I think I am going to be travis for a while, hahaha


----------



## UberPup (Aug 16, 2014)

My GF is 2 for 2. She got hit on again last night. I'm sure it will happen again. I'll post our picture together so you all can see who I really am.


----------



## VicoDrive (Aug 26, 2014)

Swed said:


> Let me guess, you drive in SF


Nope, Richmond VA


----------



## chi1cabby (May 28, 2014)

UberPup said:


> I think I am going to be travis for a while, hahaha


I liked the pup a lot better! Bring him back, please!


----------



## Joanne (May 7, 2014)

Bring back Anastasia! LOL


----------



## DriverJ (Sep 1, 2014)

Emmes said:


> I was hit on TWICE in about 100 trips. First was a young white male, obviously drunk. He and 3 of his buddies wanted let off at their apartment complex. The others got out, he didn't. He said, "You're beautiful." I said, "You're drunk." He said, "I know, but you're beautiful." I said, "Thank you." He asked me for my number. I politely declined. He asked why. I said, "Because I'm old." He said, "I don't care." I said, "Have your dad call me, he's more my age." He said, "Okay." And got out.
> 
> Next time was several young Indian males who invited me up to their room for some pizza and a pizza-ass. Another polite decline from me.
> 
> I have had multiple females tell me they "love me" and "feel safe" with me as their driver. That makes me very happy. I wouldn't want my daughter (if I had one) to not feel safe with a taxi cab driver in Indy.


I'm a dad.


----------



## Tx rides (Sep 15, 2014)

UberPup said:


> Sucks, that men can't be mature.


You must not drive many bachelorette parties!!! Lmao!!!


----------



## Mika (Apr 23, 2014)

I've had my share of guys hitting on me since I've been driving, I even had a guy call the Uber number back to ask me out, that's how I found out it works even if I'm not online on the Iphone. I mostly work daylight and early evenings now because I want to avoid the drunks, and unwanted propositions.


----------



## Emmes (Aug 27, 2014)

When you get to be my age, honey .. there's no such thing as an "unwanted proposition". lmao


----------



## driveLA (Aug 15, 2014)

Any female uber drivers in LA area want to meet up ? 

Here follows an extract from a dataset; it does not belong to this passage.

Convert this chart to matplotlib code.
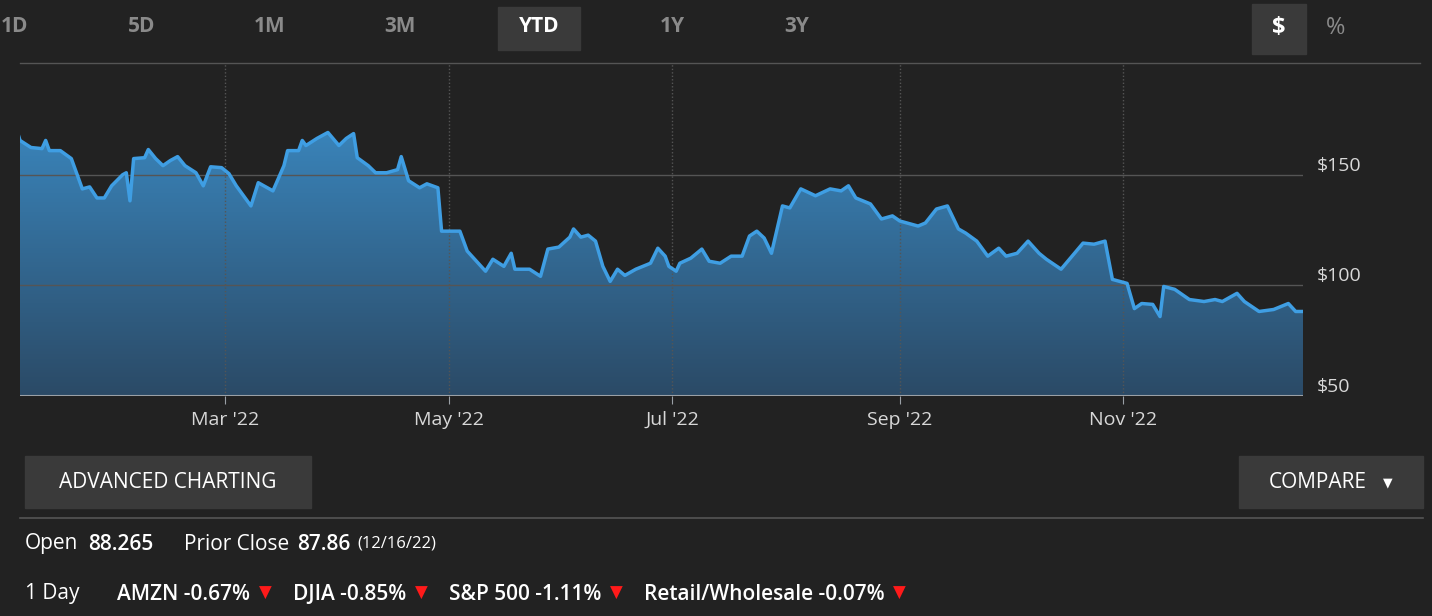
import matplotlib
matplotlib.use("Agg")
import matplotlib.pyplot as plt
import numpy as np
import datetime as dt
from matplotlib.patches import Rectangle
import matplotlib.dates as mdates
from matplotlib.colors import LinearSegmentedColormap

plt.rcParams['font.family'] = ['Open Sans', 'DejaVu Sans']

day_of_year = [3,4,7,10,11,12,15,18,21,23,25,27,29,32,33,34,35,38,39,41,43,45,47,49,52,54,56,59,61,63,67,69,73,76,77,80,81,82,85,88,91,93,95,96,99,101,104,107,108,110,113,115,118,119,124,126,129,131,133,136,138,139,143,146,148,151,154,155,157,159,161,163,165,167,169,172,176,178,180,181,183,184,187,190,192,195,198,201,203,205,207,209,212,214,217,221,225,228,230,232,236,239,242,244,249,251,254,257,260,262,265,268,271,273,276,279,282,284,288,291,294,297,300,302,306,308,310,313,315,316,319,323,327,330,332,336,338,342,346,350,352,355]
price = [170.9,165.5,162.3,161.8,165.5,160.9,160.9,157.3,143.6,144.5,139.5,139.5,145,150,150.9,138.2,157.3,157.7,161.4,157.3,154.1,156.4,158.2,154.1,150.9,145,153.6,153.2,150.5,145,135.9,146.4,142.7,154.1,160.9,160.9,165.5,163.2,166.4,169.1,163.2,166.4,168.6,157.7,154.1,150.9,150.9,152.3,158.2,147.3,144.1,145.9,144.1,124.5,124.5,115.5,110,106.4,111.8,108.6,114.5,107.3,107.3,104.1,116.4,117.3,121.8,125.5,121.8,122.7,120,108.6,101.8,107.3,104.5,107.3,110,116.8,113.2,108.6,106.4,110,112.3,116.4,110.9,110,113.2,113.2,122.3,124.5,121.4,114.5,135.9,135,143.6,140.5,143.6,142.7,145,139.5,136.8,130,131.4,129.1,126.8,128.2,134.5,135.9,125.5,123.6,120,113.2,116.8,113.2,114.5,120,114.5,111.8,107.3,113.2,119.1,118.6,120,102.7,100.9,89.5,91.8,91.4,85.9,99.5,98.2,93.6,92.7,93.6,92.7,96.4,92.7,88.2,89.1,91.8,88.2,88.2]
y_ticks = [50, 100, 150]
y_labels = ['$50', '$100', '$150']
month_ticks = ['2022-03-01', '2022-05-01', '2022-07-01', '2022-09-01', '2022-11-01']
month_labels = ["Mar '22", "May '22", "Jul '22", "Sep '22", "Nov '22"]
range_buttons = ['1D', '5D', '1M', '3M', 'YTD', '1Y', '3Y']

W, H = 1432, 616
BG = '#222222'
fig = plt.figure(figsize=(W/100, H/100), dpi=100, facecolor=BG)

def fx(x): return x / W
def fy(y): return 1 - y / H

dates = [dt.date(2022, 1, 1) + dt.timedelta(days=d - 1) for d in day_of_year]
xn = mdates.date2num(dates)

ax = fig.add_axes([fx(20), fy(396), fx(1303) - fx(20), fy(63) - fy(396)])
ax.set_facecolor(BG)
ax.set_xlim(mdates.date2num(dt.date(2022, 1, 4)), mdates.date2num(dt.date(2022, 12, 20)))
ax.set_ylim(50, 200.5)
for s in ax.spines.values():
    s.set_visible(False)
ax.axhline(50, color='#9aa0a6', lw=1.5, zorder=5)

x0, x1 = ax.get_xlim()
grad = np.linspace(0, 1, 256).reshape(-1, 1)
cmap = LinearSegmentedColormap.from_list('g', ['#2b4a66', '#3a86bd'])
im = ax.imshow(grad, extent=[x0, x1, 50, 175], origin='lower', aspect='auto', cmap=cmap, zorder=1)
poly = ax.fill_between(xn, price, 50, color='none')
im.set_clip_path(poly.get_paths()[0], transform=ax.transData)
ax.plot(xn, price, color='#3f9ee3', lw=2.5, zorder=4, solid_joinstyle='round')
ax.set_xlim(x0, x1)

for t in y_ticks[1:]:
    ax.axhline(t, color='#555555', lw=1, zorder=2)
for m in month_ticks:
    ax.axvline(mdates.date2num(dt.date.fromisoformat(m)), color='#555555', lw=1, ls=(0, (1, 1.5)), zorder=2)
ax.set_xticks([mdates.date2num(dt.date.fromisoformat(m)) for m in month_ticks])
ax.set_xticklabels(month_labels, color='#d8d8d8', fontsize=14)
ax.tick_params(axis='x', length=6, color='#9aa0a6', pad=5, direction='out')
ax.yaxis.tick_right()
ax.set_yticks(y_ticks)
ax.set_yticklabels(y_labels, color='#d8d8d8', fontsize=14)
ax.tick_params(axis='y', length=0, pad=10)
for lab in ax.get_yticklabels():
    lab.set_va('bottom')

fig.add_artist(plt.Line2D([fx(20), fx(1420)], [fy(63), fy(63)], color='#555555', lw=1))

bx = [15, 142, 270, 400, 539, 672, 797]
for lab, x in zip(range_buttons, bx):
    if lab == 'YTD':
        fig.add_artist(Rectangle((fx(498), fy(50)), fx(82), fy(7) - fy(50), color='#3a3a3a'))
        fig.text(fx(x), fy(27), lab, color='white', fontsize=15, fontweight='bold', ha='center', va='center')
    else:
        fig.text(fx(x), fy(27), lab, color='#8a8a8a', fontsize=15, fontweight='bold', ha='center', va='center')
fig.add_artist(Rectangle((fx(1252), fy(54)), fx(54), fy(4) - fy(54), color='#3a3a3a'))
fig.text(fx(1279), fy(28), '$', color='white', fontsize=17, fontweight='bold', ha='center', va='center')
fig.text(fx(1336), fy(28), '%', color='#8a8a8a', fontsize=17, ha='center', va='center')

fig.add_artist(Rectangle((fx(25), fy(508)), fx(286), fy(456) - fy(508), color='#3a3a3a'))
fig.text(fx(168), fy(482), 'ADVANCED CHARTING', color='white', fontsize=15, ha='center', va='center')
fig.add_artist(Rectangle((fx(1239), fy(508)), fx(184), fy(456) - fy(508), color='#3a3a3a'))
fig.text(fx(1318), fy(482), 'COMPARE', color='white', fontsize=15, ha='center', va='center')
fig.text(fx(1388), fy(483), '▼', color='white', fontsize=9, ha='center', va='center')
fig.add_artist(plt.Line2D([fx(20), fx(1423)], [fy(518), fy(518)], color='#555555', lw=1.2))

def seq(y, parts):
    x = 25
    r = fig.canvas.get_renderer()
    for txt, kw, gap in parts:
        t = fig.text(fx(x), fy(y), txt, va='center', ha='left', **kw)
        x += t.get_window_extent(renderer=r).width + gap

norm = dict(color='white', fontsize=15)
bold = dict(color='white', fontsize=15, fontweight='semibold')
seq(544, [('Open', norm, 10), ('88.265', bold, 30), ('Prior Close', norm, 8), ('87.86', bold, 7),
          ('(12/16/22)', dict(color='white', fontsize=12), 0)])
red = dict(color='#ff1a1a', fontsize=12)
seq(594, [('1 Day', norm, 38), ('AMZN -0.67%', bold, 8), ('▼', red, 22), ('DJIA -0.85%', bold, 8), ('▼', red, 22),
          ('S&P 500 -1.11%', bold, 8), ('▼', red, 22), ('Retail/Wholesale -0.07%', bold, 8), ('▼', red, 0)])

fig.savefig('out.png', dpi=100, facecolor=BG)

You already know how much uberx pays so you know im broke. I won't be lying about how successful I am. 

I am ambitious though. I dream of someday driving UberSUV.


----------



## Travis Kalanick (Sep 30, 2014)

I hit on my drivers all the time 

Especially when they compliment me on my hair 

It doesn't matter if they are male or female. When you are as rich as me you do what you want.


----------



## mattvuberx (Sep 30, 2014)

"Being Uber means you don't need to comply with sexual harassment laws!"


----------



## Albert Stan (Aug 31, 2014)

Travis Kalanick said:


> I hit on my drivers all the time
> 
> Especially when they compliment me on my hair
> 
> It doesn't matter if they are male or female. When you are as rich as me you do what you want.


Are you really Travis Kalanick?


----------



## DriverJ (Sep 1, 2014)

Albert Stan said:


> Are you really Travis Kalanick?


This is why Uber will ALWAYS have drivers.


----------



## Albert Stan (Aug 31, 2014)

DriverJ said:


> This is why Uber will ALWAYS have drivers.


Sorry that this might be a dumb question, but why? Desperate hope?


----------



## where's the beef? (Sep 16, 2014)

it's soooooo hard to keep my mouth shut...but i think i better...


----------



## Sydney Uber (Apr 15, 2014)

where's the beef? said:


> it's soooooo hard to keep my mouth shut...but i think i better...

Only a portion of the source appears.